Let $x_1,x_2 \in X$ such that $x_1 \neq x_2$

Then $f(x_1),f(x_2) \in Y$ and $f(x_1) \neq f(x_2)$ because $f$ is injective.

Then there exist two disjoint open sets $U_1,U_2 \in \mathcal{T_Y}$ such that $f(x_1) \in U_1$ and $f(x_2) \in U_2$

Thus $$x_1 \in f^{-1}(U_1)$$ $$x_2 \in f^{-1}(U_2)$$ where $ f^{-1}(U_1),f^{-1}(U_2)$ are open in $X$ because $f$ is continuous and $U_1,U_2$ are open in $Y$.

Put $V_1=f^{-1}(U_1)$ and $V_2=f^{-1}(U_2)$ and you have: $$V_1 \cap V_2 =f^{-1}(U_1) \cap f^{-1}(U_2)=f^{-1}(U_1 \cap U_2)=f^{-1}(\emptyset)=\emptyset$$

Therefore $X$ is Hausdorf.


There's a jump in your proof: you write that $x$ and $y$ have disjoint neighborhoods $U\in\tau_x$ and $V\in\tau_y$ (note that you wrote $U\subset\tau_x$ and $V\subset\tau_y$; this is wrong), and, in the next sentence, you write that the pre-images of $U$ and $V$ are open sets.
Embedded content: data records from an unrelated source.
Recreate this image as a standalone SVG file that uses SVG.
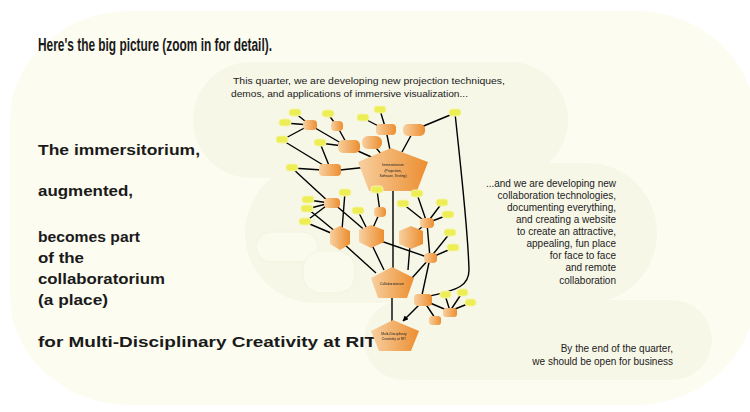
<svg xmlns="http://www.w3.org/2000/svg" width="750" height="412" viewBox="0 0 750 412">
<style>
.bg{fill:#fcfcf1}
.rg{fill:#f7f7e8}
.pl{fill:#fafaed;stroke:#f3f3e0;stroke-width:1}
.t{font-family:"Liberation Sans",Arial,sans-serif;fill:#1a1a1a}
.b{font-weight:bold}
.s{font-size:9px;fill:#222}
.r{font-size:10px;fill:#222}
.e{fill:none;stroke:#000;stroke-width:1.4}
.y{fill:#eded55;stroke:#f4f4a8;stroke-width:1}
.o{fill:url(#og)}
.n{font-family:"Liberation Sans",Arial,sans-serif;font-size:3.4px;fill:#222;text-anchor:middle}
</style>
<defs>
<linearGradient id="og" x1="0" y1="0" x2="1" y2="0">
<stop offset="0" stop-color="#f8d0a0"/>
<stop offset="1" stop-color="#ec8e30"/>
</linearGradient>
<filter id="soft" x="-20%" y="-20%" width="140%" height="140%"><feGaussianBlur stdDeviation="0.6"/></filter>
<marker id="ar" viewBox="0 0 10 10" refX="9" refY="5" markerWidth="4" markerHeight="4" orient="auto"><path d="M0,0L10,5L0,10z" fill="#000"/></marker>
</defs>

<g id="regions">
<rect class="bg" x="10" y="11" width="745" height="394" rx="120" ry="110"/>
<rect class="rg" x="193" y="62" width="375" height="116" rx="58"/>
<rect class="rg" x="245" y="163" width="412" height="140" rx="70"/>
<rect class="rg" x="364" y="300" width="348" height="80" rx="40"/>
<rect class="pl" x="256" y="232" width="62" height="30" rx="15"/>
<rect class="pl" x="303" y="251" width="52" height="42" rx="18"/>
</g>

<g id="texts">
<text class="t b" x="38" y="51" font-size="17.5" textLength="234" lengthAdjust="spacingAndGlyphs">Here's  the big picture (zoom in for detail).</text>
<text class="t s" x="233" y="84" textLength="272" lengthAdjust="spacingAndGlyphs">This quarter, we are developing new projection techniques,</text>
<text class="t s" x="231" y="97" textLength="237" lengthAdjust="spacingAndGlyphs">demos, and applications of immersive visualization...</text>
<g class="t b" font-size="15.5">
<text x="38" y="155" textLength="162" lengthAdjust="spacingAndGlyphs">The immersitorium,</text>
<text x="38" y="196" textLength="95" lengthAdjust="spacingAndGlyphs">augmented,</text>
<text x="38" y="242" textLength="102" lengthAdjust="spacingAndGlyphs">becomes part</text>
<text x="38" y="263" textLength="46" lengthAdjust="spacingAndGlyphs">of the</text>
<text x="38" y="284" textLength="127" lengthAdjust="spacingAndGlyphs">collaboratorium</text>
<text x="38" y="305" textLength="70" lengthAdjust="spacingAndGlyphs">(a place)</text>
<text x="38" y="347" textLength="338" lengthAdjust="spacingAndGlyphs">for Multi-Disciplinary Creativity at RIT</text>
</g>
<g class="t r" text-anchor="end">
<text x="616" y="187">...and we are developing new</text>
<text x="616" y="199">collaboration technologies,</text>
<text x="616" y="211">documenting everything,</text>
<text x="616" y="223">and creating a website</text>
<text x="616" y="235">to create an attractive,</text>
<text x="616" y="247">appealing, fun  place</text>
<text x="616" y="259">for face to face</text>
<text x="616" y="271">and remote</text>
<text x="616" y="284">collaboration</text>
<text x="673" y="352">By the end of the quarter,</text>
<text x="673" y="365">we should be open for business</text>
</g>
</g>

<g id="connectors">
<path class="e" d="M295,113L310,125M285,123L310,125M282,140L310,125M310,125L346,146M328,114L337,126M337,126L347,144"/>
<path class="e" d="M320,143L343,146" marker-end="url(#ar)"/>
<path class="e" d="M320,143L330,168M282,140L328,168M292,168L322,170"/>
<path class="e" d="M340,170L368,167" marker-end="url(#ar)"/>
<path class="e" d="M349,147L378,160M372,143L382,155M380,110L386,130M363,118L386,130M386,130L390,150M414,130L402,152M455,113L414,130"/>
<path class="e" d="M455,113C462,180 468,230 469,270C469,285 460,290 425,297"/>
<path class="e" d="M292,168L330,203M308,200L330,203M307,209L330,203M305,222L330,203M305,222L338,236M308,209L336,232M345,192L342,230M333,203L368,233M358,211L368,231M377,190L380,212L372,230"/>
<path class="e" d="M403,186L417,194L427,223M403,204L427,223M442,203L427,223M448,215L427,223M427,223L412,235M427,223L430,258M450,233L430,258M453,248L430,258M372,238L430,258"/>
<path class="e" d="M393,191L393,268M345,245L376,273M372,245L384,270M410,245L408,270M430,258L412,278M430,258L422,295"/>
<path class="e" d="M392,297L392,321"/>
<path class="e" d="M420,304L403,321" marker-end="url(#ar)"/>
<path class="e" d="M423,300L435,318M423,300L449,311M445,295L450,311M462,293L450,311M470,303L450,311"/>
</g>

<g id="nodes" filter="url(#soft)">
<g id="y1"><rect class="y" x="289" y="109" width="12" height="7" rx="3"/></g>
<g id="y2"><rect class="y" x="322" y="110" width="12" height="7" rx="3"/></g>
<g id="y3"><rect class="y" x="279" y="119" width="12" height="7" rx="3"/></g>
<g id="y4"><rect class="y" x="276" y="136" width="12" height="7" rx="3"/></g>
<g id="y5"><rect class="y" x="314" y="139" width="12" height="7" rx="3"/></g>
<g id="y6"><rect class="y" x="286" y="164" width="12" height="7" rx="3"/></g>
<g id="y7"><rect class="y" x="374" y="106" width="12" height="7" rx="3"/></g>
<g id="y8"><rect class="y" x="357" y="114" width="12" height="7" rx="3"/></g>
<g id="y9"><rect class="y" x="449" y="109" width="12" height="7" rx="3"/></g>
<g id="o1"><rect class="o" x="303" y="120" width="14" height="10" rx="4"/></g>
<g id="o2"><rect class="o" x="331" y="121" width="12" height="10" rx="4"/></g>
<g id="o3"><rect class="o" x="338" y="140" width="22" height="13" rx="5"/></g>
<g id="o4"><rect class="o" x="362" y="136" width="20" height="13" rx="6"/></g>
<g id="o5"><rect class="o" x="319" y="164" width="22" height="12" rx="4"/></g>
<g id="o6"><rect class="o" x="376" y="124" width="20" height="11" rx="4"/></g>
<g id="o7"><rect class="o" x="403" y="124" width="22" height="12" rx="5"/></g>
<g id="immersitorium"><polygon class="o" points="391,148 428,162 417,191 369,191 358,162"/>
<text class="n" x="393" y="166">Immersitorium</text><text class="n" x="393" y="172">(Projection,</text><text class="n" x="393" y="177">Software, Testing)</text></g>
<g id="m-y1"><rect class="y" x="302" y="196" width="12" height="7" rx="3"/></g>
<g id="m-y2"><rect class="y" x="301" y="205" width="12" height="7" rx="3"/></g>
<g id="m-y3"><rect class="y" x="299" y="218" width="12" height="7" rx="3"/></g>
<g id="m-y4"><rect class="y" x="339" y="189" width="12" height="7" rx="3"/></g>
<g id="m-y5"><rect class="y" x="352" y="207" width="12" height="7" rx="3"/></g>
<g id="m-y6"><rect class="y" x="371" y="186" width="12" height="7" rx="3"/></g>
<g id="m-y7"><rect class="y" x="411" y="190" width="12" height="7" rx="3"/></g>
<g id="m-y8"><rect class="y" x="397" y="200" width="12" height="7" rx="3"/></g>
<g id="m-y9"><rect class="y" x="436" y="199" width="12" height="7" rx="3"/></g>
<g id="m-y10"><rect class="y" x="442" y="211" width="12" height="7" rx="3"/></g>
<g id="m-y11"><rect class="y" x="444" y="229" width="12" height="7" rx="3"/></g>
<g id="m-y12"><rect class="y" x="447" y="244" width="12" height="7" rx="3"/></g>
<g id="m-o1"><rect class="o" x="324" y="198" width="16" height="10" rx="4"/></g>
<g id="m-o2"><polygon class="o" points="340,226 350,231 350,244 340,250 330,244 330,231"/></g>
<g id="m-o3"><polygon class="o" points="371,225 384,230 384,242 371,248 359,242 359,230"/></g>
<g id="m-o4"><rect class="o" x="374" y="207" width="12" height="10" rx="4"/></g>
<g id="m-o5"><polygon class="o" points="411,226 423,231 423,244 411,249 399,244 399,231"/></g>
<g id="m-o6"><rect class="o" x="420" y="218" width="14" height="10" rx="4"/></g>
<g id="m-o7"><rect class="o" x="424" y="253" width="13" height="10" rx="4"/></g>
<g id="collaboratorium"><polygon class="o" points="392,267 414,278 407,298 378,298 371,278"/>
<text class="n" x="392" y="285">Collaboratorium</text></g>
<g id="x1"><rect class="o" x="414" y="294" width="18" height="12" rx="4"/></g>
<g id="x2"><rect class="o" x="429" y="316" width="12" height="9" rx="3"/></g>
<g id="x3"><rect class="o" x="443" y="308" width="14" height="9" rx="3"/></g>
<g id="x-y1"><rect class="y" x="440" y="291" width="11" height="7" rx="3"/></g>
<g id="x-y2"><rect class="y" x="457" y="289" width="11" height="7" rx="3"/></g>
<g id="x-y3"><rect class="y" x="465" y="299" width="11" height="7" rx="3"/></g>
<g id="multidisciplinary"><polygon class="o" points="393,320 419,331 411,351 379,351 371,331"/>
<text class="n" x="394" y="335">Multi-Disciplinary</text><text class="n" x="394" y="340">Creativity at RIT</text></g>
</g>
</svg>
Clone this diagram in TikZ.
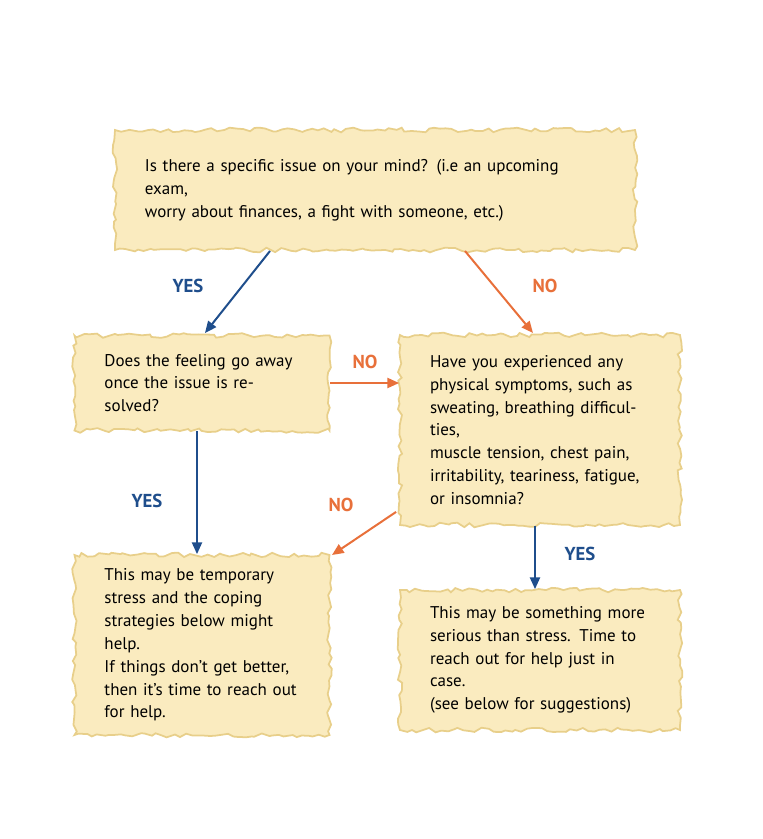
\documentclass[tikz,border=0pt]{standalone}
\usepackage{fontspec}
\setmainfont{PT Sans}
\usetikzlibrary{arrows.meta,decorations.pathmorphing}
\definecolor{paper}{HTML}{FAEBBF}
\definecolor{paperedge}{HTML}{E8CF8A}
\definecolor{yescol}{HTML}{1F4E8C}
\definecolor{nocol}{HTML}{E8703A}
\tikzset{
  box/.style={draw=paperedge, line width=1.5pt, fill=paper, decorate,
    decoration={random steps, segment length=5pt, amplitude=2pt},
    align=left, text width=#1, inner xsep=0.9cm,
    font=\fontsize{14.5}{19.5}\selectfont},
  yes/.style={draw=yescol, line width=0.06cm, -{Triangle[length=0.35cm,width=0.3cm]}},
  no/.style={draw=nocol, line width=0.06cm, -{Triangle[length=0.35cm,width=0.3cm]}},
  yeslab/.style={text=yescol, font=\bfseries\fontsize{16}{18}\selectfont},
  nolab/.style={text=nocol, font=\bfseries\fontsize{16}{18}\selectfont}
}
\begin{document}
\begin{tikzpicture}[x=0.03cm, y=-0.03cm]
  \useasboundingbox (0,0) rectangle (763,839);
  % questions
  \node[box=13.8cm, minimum height=3.6cm] (issue) at (375,190)
    {Is there a specific issue on your mind? (i.e an upcoming exam,\\
     worry about finances, a fight with someone, etc.)};
  \node[box=5.85cm, minimum height=2.85cm] (away) at (202,383)
    {Does the feeling go away\\ once the issue is resolved?};
  \node[box=6.6cm, minimum height=5.7cm] (symptoms) at (540,430)
    {Have you experienced any\\ physical symptoms, such as\\ sweating, breathing difficulties,\\
     muscle tension, chest pain,\\ irritability, teariness, fatigue,\\ or insomnia?};
  % answers
  \node[box=5.85cm, minimum height=5.4cm] (temporary) at (202,645)
    {This may be temporary\\ stress and the coping\\ strategies below might help.\\
     If things don't get better,\\ then it's time to reach out\\ for help.};
  \node[box=6.6cm, minimum height=4.2cm] (serious) at (540,660)
    {This may be something more\\ serious than stress. Time to\\ reach out for help just in case.\\
     (see below for suggestions)};
  % connectors
  \coordinate (issueL) at (270,251);
  \coordinate (issueR) at (465,251);
  \draw[yes] (issueL) -- (205,333);
  \draw[no] (issueR) -- (533,333);
  \draw[no] (away.east) -- (symptoms.west |- away.east);
  \draw[yes] (away.south -| 197,0) -- (temporary.north -| 197,0);
  \draw[no] (symptoms.south west) ++(-3,-14) -- (332,555);
  \draw[yes] (symptoms.south -| 535,0) -- (serious.north -| 535,0);
  % labels
  \node[yeslab] (yes1) at (188,286) {YES};
  \node[nolab] (no1) at (545,286) {NO};
  \node[nolab] (no2) at (365,362) {NO};
  \node[yeslab] (yes2) at (147,501) {YES};
  \node[nolab] (no3) at (341,505) {NO};
  \node[yeslab] (yes3) at (580,554) {YES};
\end{tikzpicture}
\end{document}
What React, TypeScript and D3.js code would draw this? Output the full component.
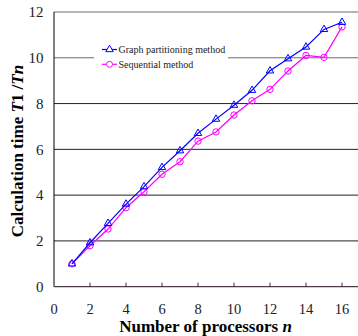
import React from "react";
import * as d3 from "d3";

const processors = [1, 2, 3, 4, 5, 6, 7, 8, 9, 10, 11, 12, 13, 14, 15, 16];
const graphPartitioning = [1.0, 1.92, 2.77, 3.61, 4.37, 5.21, 5.94, 6.7, 7.32, 7.93, 8.58, 9.43, 9.96, 10.47, 11.24, 11.55];
const sequential = [1.0, 1.79, 2.52, 3.45, 4.15, 4.91, 5.46, 6.36, 6.76, 7.5, 8.12, 8.62, 9.42, 10.1, 10.02, 11.35];
const xTicks = [0, 2, 4, 6, 8, 10, 12, 14, 16];
const yTicks = [0, 2, 4, 6, 8, 10, 12];
const seriesNames = ["Graph partitioning method", "Sequential method"];

const W = 358, H = 336;
const left = 54, top = 12, bottom = 286.7;

export default function App() {
  const x = d3.scaleLinear().domain([0, 17]).range([left, left + 17 * 18]);
  const y = d3.scaleLinear().domain([0, 12]).range([bottom, top]);
  const line = d3.line<[number, number]>().x(d => x(d[0])).y(d => y(d[1]));
  const blue = "#0000ff", magenta = "#ff00ff";
  const bluePts: [number, number][] = processors.map((p, i) => [p, graphPartitioning[i]]);
  const magPts: [number, number][] = processors.map((p, i) => [p, sequential[i]]);
  const tri = d3.symbol().type(d3.symbolTriangle).size(24)() as string;
  const ff = { fontFamily: "'Liberation Serif', 'Times New Roman', Times, serif" };
  return (
    <svg width={W} height={H} style={{ position: "absolute", left: 0, top: 0 }}>
      <rect width={W} height={H} fill="#fff" />
      {yTicks.filter(t => t > 0).map(t => (
        <line key={t} x1={left} x2={W} y1={y(t)} y2={y(t)} stroke={t === 10 || t === 12 ? "#6a6a6a" : "#222"} strokeWidth={1} />
      ))}
      <line x1={left} x2={left} y1={top} y2={bottom} stroke="#000" strokeWidth={1} />
      <line x1={left} x2={W} y1={bottom} y2={bottom} stroke="#4a3a4a" strokeWidth={1.2} />
      {xTicks.filter(t => t > 0).map(t => (
        <line key={t} x1={x(t)} x2={x(t)} y1={bottom} y2={bottom - 4} stroke="#333" strokeWidth={1} />
      ))}
      {yTicks.map(t => (
        <text key={t} x={43.5} y={y(t)} dy="0.35em" textAnchor="end" fontSize={15} fill="#222" style={ff}>{t}</text>
      ))}
      {xTicks.map(t => (
        <text key={t} x={x(t)} y={309} dy="0.35em" textAnchor="middle" fontSize={14.5} fill="#222" style={ff}>{t}</text>
      ))}
      {/* legend */}
      <rect x={94} y={40} width={134} height={32} fill="#fff" />
      <line x1={102} x2={117} y1={49.5} y2={49.5} stroke={blue} strokeWidth={1.2} />
      <path d={tri} transform={`translate(109.5,49.5)`} fill="#fff" stroke={blue} strokeWidth={1} />
      <text x={118.5} y={49.5} dy="0.35em" fontSize={10} fill="#222" style={ff}>{seriesNames[0]}</text>
      <line x1={102} x2={117} y1={64.3} y2={64.3} stroke={magenta} strokeWidth={1.2} />
      <circle cx={109.5} cy={64.3} r={3} fill="#fff" stroke={magenta} strokeWidth={1} />
      <text x={118.5} y={64.3} dy="0.35em" fontSize={10} fill="#222" style={ff}>{seriesNames[1]}</text>
      {/* series */}
      <path d={line(magPts) as string} fill="none" stroke={magenta} strokeWidth={1.2} />
      {magPts.map((d, i) => (
        <circle key={i} cx={x(d[0])} cy={y(d[1])} r={3.2} fill="none" stroke={magenta} strokeWidth={1} />
      ))}
      <path d={line(bluePts) as string} fill="none" stroke={blue} strokeWidth={1.2} />
      {bluePts.map((d, i) => (
        <path key={i} d={tri} transform={`translate(${x(d[0])},${y(d[1])})`} fill="none" stroke={blue} strokeWidth={1} />
      ))}
      {/* titles */}
      <text x={205.5} y={332} textAnchor="middle" fontSize={17} fontWeight="bold" fill="#000" style={ff}>
        Number of processors <tspan fontStyle="italic">n</tspan>
      </text>
      <text transform="translate(22.5,151) rotate(-90)" textAnchor="middle" fontSize={17} fontWeight="bold" fill="#000" style={ff}>
        Calculation time <tspan fontStyle="italic">T</tspan>1 /<tspan fontStyle="italic">Tn</tspan>
      </text>
    </svg>
  );
}
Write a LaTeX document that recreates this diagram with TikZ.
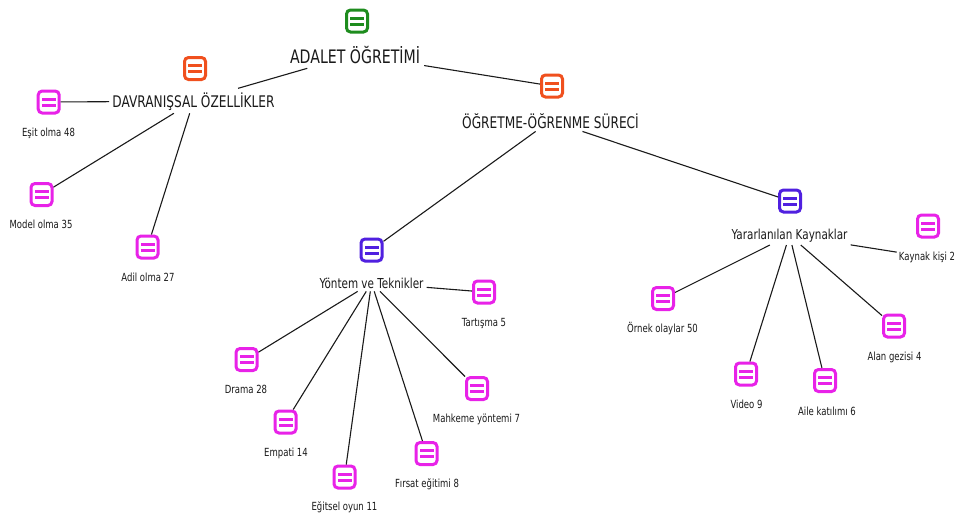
\documentclass[tikz,border=0pt]{standalone}
\usepackage{fontspec}
\setmainfont{DejaVu Sans}[FakeStretch=0.76]
\definecolor{cgreen}{HTML}{1E8C1E}
\definecolor{corange}{HTML}{F0501E}
\definecolor{cblue}{HTML}{5020E0}
\definecolor{cmag}{HTML}{E822E8}
\definecolor{textc}{HTML}{1A1A1A}
\tikzset{
  icon/.style={draw=#1, line width=3pt, rounded corners=4pt, fill=white,
    minimum width=21pt, minimum height=22pt, inner sep=0pt, outer sep=1.5pt,
    path picture={
      \fill[#1, sharp corners] ([xshift=-7pt,yshift=1.5pt]path picture bounding box.center) rectangle ++(14pt,3pt);
      \fill[#1, sharp corners] ([xshift=-7pt,yshift=-4.5pt]path picture bounding box.center) rectangle ++(14pt,3pt);
    }},
  lbl/.style={text=textc, anchor=base, inner sep=3pt},
  ltitle/.style={lbl, font=\fontsize{18.6}{22}\selectfont, inner sep=4pt},
  lone/.style={lbl, font=\fontsize{16}{19}\selectfont},
  ltwo/.style={lbl, font=\fontsize{13.7}{16}\selectfont},
  lleaf/.style={lbl, font=\fontsize{11.2}{13}\selectfont, inner sep=2pt},
  conn/.style={draw=textc, line width=1.1pt},
}
\begin{document}
\begin{tikzpicture}[x=1pt,y=-1pt]
\useasboundingbox[fill=white] (0,0) rectangle (961,515);

% root and first level
\node[icon=cgreen]  (i0) at (357,21) {};
\node[ltitle] (t0) at (355,63) {ADALET ÖĞRETİMİ};
\node[icon=corange] (i1) at (195,68.5) {};
\node[lone] (t1) at (193.5,107) {DAVRANIŞSAL ÖZELLİKLER};
\node[icon=corange] (i2) at (552,86) {};
\node[lone] (t2) at (550.5,128) {ÖĞRETME-ÖĞRENME SÜRECİ};

% second level
\node[icon=cblue] (i3) at (371.5,250) {};
\node[ltwo] (t3) at (371.5,288) {Yöntem ve Teknikler};
\node[icon=cblue] (i4) at (790,201) {};
\node[ltwo] (t4) at (789.5,239) {Yararlanılan Kaynaklar};

% leaves of DAVRANIŞSAL ÖZELLİKLER
\node[icon=cmag] (esit)  at (48.7,102) {};
\node[lleaf] (lesit) at (48.5,136) {Eşit olma 48};
\node[icon=cmag] (model) at (41.5,194.5) {};
\node[lleaf] (lmodel) at (41,228) {Model olma 35};
\node[icon=cmag] (adil)  at (147.5,247) {};
\node[lleaf] (ladil) at (148,281) {Adil olma 27};

% leaves of Yöntem ve Teknikler
\node[icon=cmag] (tart) at (484,292) {};
\node[lleaf] (ltart) at (484,326) {Tartışma 5};
\node[icon=cmag] (drama) at (246.5,359.5) {};
\node[lleaf] (ldrama) at (246,393) {Drama 28};
\node[icon=cmag] (empati) at (285.5,422) {};
\node[lleaf] (lempati) at (286,456) {Empati 14};
\node[icon=cmag] (egitsel) at (344.5,477) {};
\node[lleaf] (legitsel) at (344.5,510) {Eğitsel oyun 11};
\node[icon=cmag] (firsat) at (426.5,453.5) {};
\node[lleaf] (lfirsat) at (427,487) {Fırsat eğitimi 8};
\node[icon=cmag] (mahkeme) at (477,388.5) {};
\node[lleaf] (lmahkeme) at (476.5,422) {Mahkeme yöntemi 7};

% leaves of Yararlanılan Kaynaklar
\node[icon=cmag] (kaynak) at (928,226) {};
\node[lleaf] (lkaynak) at (927,260) {Kaynak kişi 2};
\node[icon=cmag] (ornek) at (663,298.5) {};
\node[lleaf] (lornek) at (662.5,332) {Örnek olaylar 50};
\node[icon=cmag] (video) at (746,374) {};
\node[lleaf] (lvideo) at (746.5,408) {Video 9};
\node[icon=cmag] (aile) at (825,380.5) {};
\node[lleaf] (laile) at (827,415) {Aile katılımı 6};
\node[icon=cmag] (alan) at (894,326) {};
\node[lleaf] (lalan) at (894.5,360) {Alan gezisi 4};

% connectors
\draw[conn, shorten <=3pt, shorten >=3pt] (t0) -- (t1);
\draw[conn] (t0) -- (i2);
\draw[conn] (t1) -- (esit);
\draw[conn] (t1) -- (model);
\draw[conn] (t1) -- (adil);
\draw[conn] (t2) -- (i3);
\draw[conn] (t2) -- (i4);
\draw[conn] (t3) -- (tart);
\draw[conn] (t3) -- (drama);
\draw[conn] (t3) -- (empati);
\draw[conn] (t3) -- (egitsel);
\draw[conn] (t3) -- (firsat);
\draw[conn] (t3) -- (mahkeme);
\draw[conn] (t4) -- (lkaynak);
\draw[conn] (t4) -- (ornek);
\draw[conn] (t4) -- (video);
\draw[conn] (t4) -- (aile);
\draw[conn] (t4) -- (alan);
\end{tikzpicture}
\end{document}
Why?

There are two ways of solving this:

  1. Use the fact that the pre-image of a neighborhood by a continuous function is again a neighborhood.
  2. You can assume without loss of generality that $U$ and $V$ are open sets.

Take distinct $x,y \in X$ then $f(x), f(y)$ are distinct points in $Y$ (by injectivity) and so we have disjoint open sets $U$ and $V$ containing $f(x)$ and $f(y)$, respectively. Now their preimages $f^{-1}(U)$ and $f^{-1}(V)$ are open (by continuity), disjoint and contain $x$ and $y$.